Truth is, rhetoric notwithstanding, the encroachment is real and is likely to continue. The struggles of such migrant poor in the Middle East or those of the international migrants constitute neither an organized and self-conscious social movement nor a coping mechanism, since people’s survival is not at the cost of themselves but of other groups or classes. These practices also move beyond simple acts of everyday resistance, for they engage in surreptitious and incremental encroachments to further their claims. Rather, they exemplify a poor people’s nonmovement.

It is often claimed that radical Islamism in the Middle East voices the interests of the poor as the victim of the urban ecology of overcrowded slums, where poverty, anomie, and lawlessness nurture extremism and violence, of which militant Islamism is a variant.
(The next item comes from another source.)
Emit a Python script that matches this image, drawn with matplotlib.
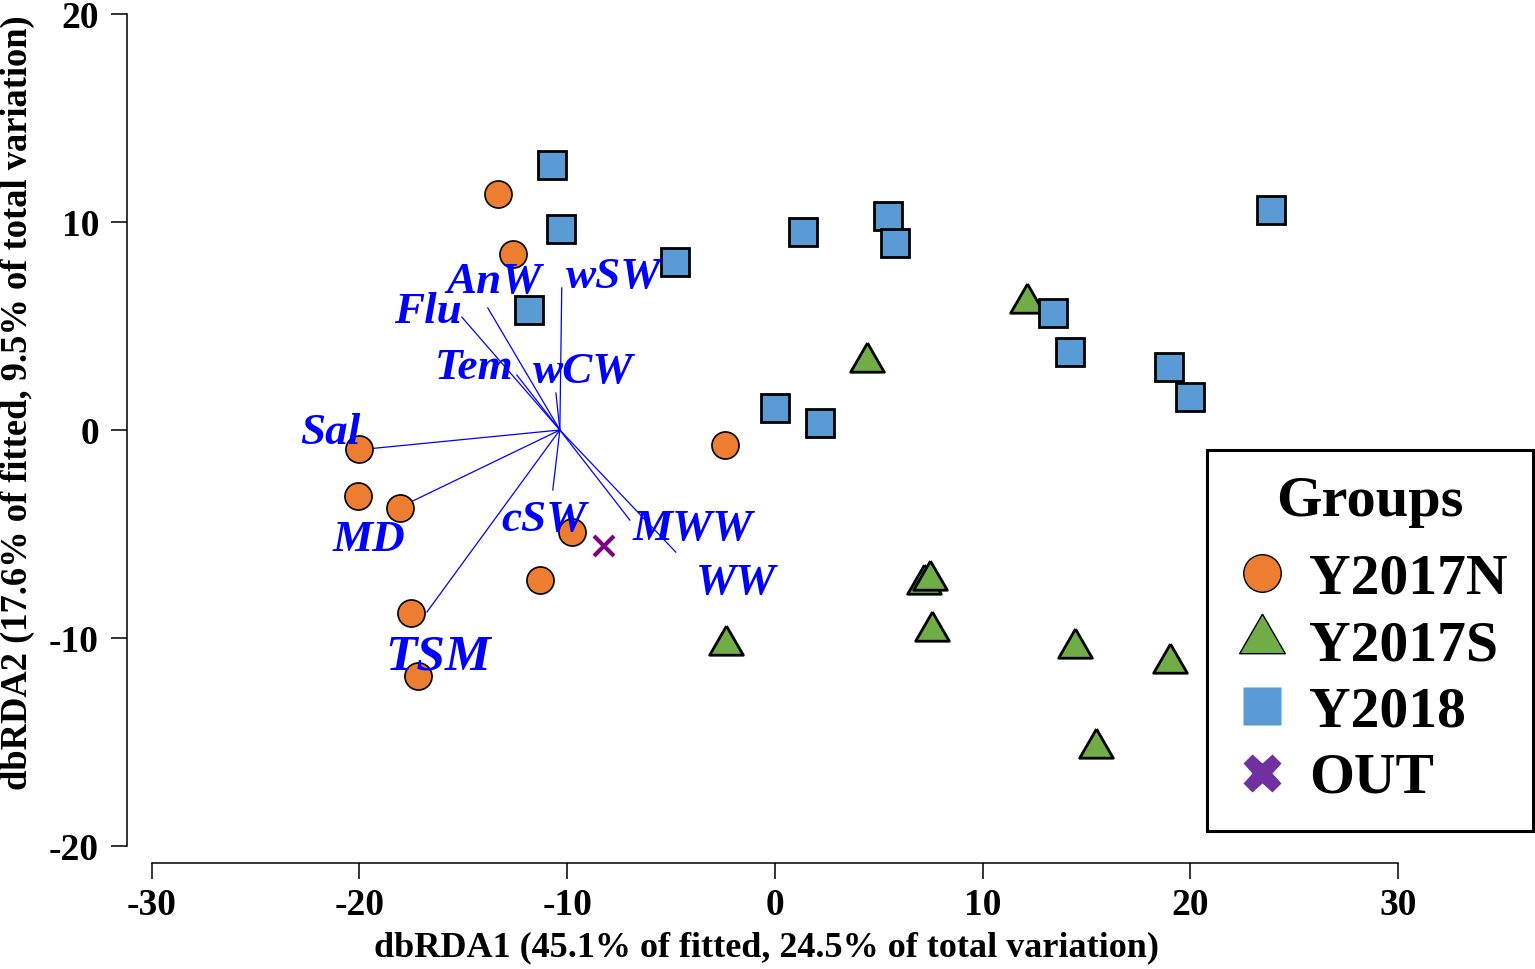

But this view finds less plausibility when it is tested against the general reluctance of the urban poor to lend ideological support to this or that political movement.

A pragmatic politics of the poor, one that ensures tackling concrete and immediate concerns, means that political Islam plays little part in the habitus of the urban disenfranchised.

The underlying politics of the poor is expressed not in political Islam, but in a poor people’s “nonmovement”—the type of fluid, flexible, and self-producing strategy that is adopted not only by the urban poor, but also by other subaltern groups, including middle-class women.

Asef’s book was published just before the Arab Spring, and was seen as prophetic of the events there. Writing in 2018, he suggests that this “life as politics” is still being pursued, and constitutes a reservoir of energy for future change in places like Iran. See this from the Atlantic:

These days, it is Iran’s disparate masses, even more than organized labor, that are confronting the authorities on an everyday basis. Since March 2016, some 1,700 social protests have been reported, according to the Association of the Devotees of the Islamic Revolution, a conservative body close to the ex-president Mahmoud Ahmadinejad.

Cities brace for daily battles between the encroaching street vendors and the police; taxi-cyclists lacking permits defiantly carry passengers and goods around town; retirees protest over pensions, creditors over lost savings, farmers over hardships with crops and land, as the public decries chronic pollution and water shortages.

As the government casts its restrictive net over informal and “quiet encroachments”—such as building homes without a permit, dodging water and energy bills, or street trading—the poor bring their collective outrage into the streets. Such protests, in part, embody the collective reaction of the lower classes against what they cannot achieve through their quiet encroachments.

More from Asef’s academic site. This everyday politics reminds us of Tamer Ashry’s Photocopy, a feature film shown at the Egyptian embassy a few months ago

A closing thought. How might such “quiet encroachments” be conducted by localists within the UK?